The former Dean Ambrose departed for pastures new at the end of April, and he's already turned up in All Elite Wrestling and New Japan Pro Wrestling, winning the IWGP United States Championship at the latter.
But it's his words so far that have caused the most impact.
Moxley has appeared on a number of podcasts, most notably Chris Jericho's, and literally buried WWE's creative process and noted the reasons as to why he ran his contract down.
All-in-all, Moxley just couldn't cope with what WWE were throwing at him anymore, and he's already rediscovered his old self by being away from them for just two months.
Now though, Seth Rollins has had something to say.
Rollins called Moxley a 'brother' when they were on the road together, but as seemingly chief defender of the WWE product in recent times, he's not had all positive things to say about his former partner-in-crime.
“Ambrose can do what he wants.

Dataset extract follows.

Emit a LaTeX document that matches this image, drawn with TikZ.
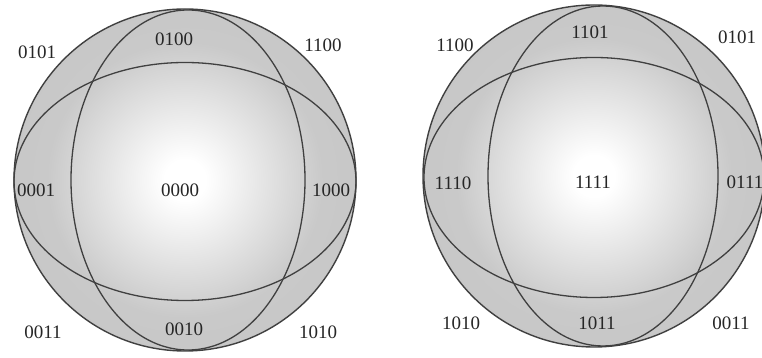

He’s a big boy, he’s got his big boy pants on," Rollins told Sports Illustrated Media, per Pro Wrestling Sheet.
"He can go out there and say whatever he wants, but the bottom line is not everybody’s equipped to handle the rigours of WWE and the schedule and how it affects you mentally and emotionally.
"Ambrose gave everything he had to the company for the entire time he was here. He put his heart and soul into the travel, into the schedule, into the injuries, into the work in the ring and all that stuff.
"But at the end of the day, he took his ball and he went home, or he went elsewhere at least. And I think it’s a little presumptuous of him to get on a podcast and talk down about the company that gave him such an opportunity.”
“And like I said, I love the guy, I love him, I’ll always love him, but at the end of the day, we just share different perspectives about what we want out of life and about where we’re at in our own lives," Rollins continued.
"I hope that he does well. I’ve kept enough tabs on him to know that he’s doing super well for himself right now and I’m happy for that, but I just don’t think there’s any reason to hop on a soapbox and complain after the fact.
"You need to take the first step, and that’s looking in the mirror and asking yourself did you do every single thing you possibly could to make yourself and your situation what you want it to be, and if the answer is yes you did, then you can go elsewhere and complain.
"If that’s where he’s at mentally then go right ahead, but if he hasn’t done that, he hasn’t looked in the mirror and made that decision, then maybe he should think about that. That goes for any other disgruntled talent past or present.”
With these comments and his recent spat with New Japan star Will Ospreay on Twitter, Rollins looks to have been put in the position of defending the company to the absolute hilt.
And even if his so-called 'best friend' speaks ill of them, he's going to have a retort.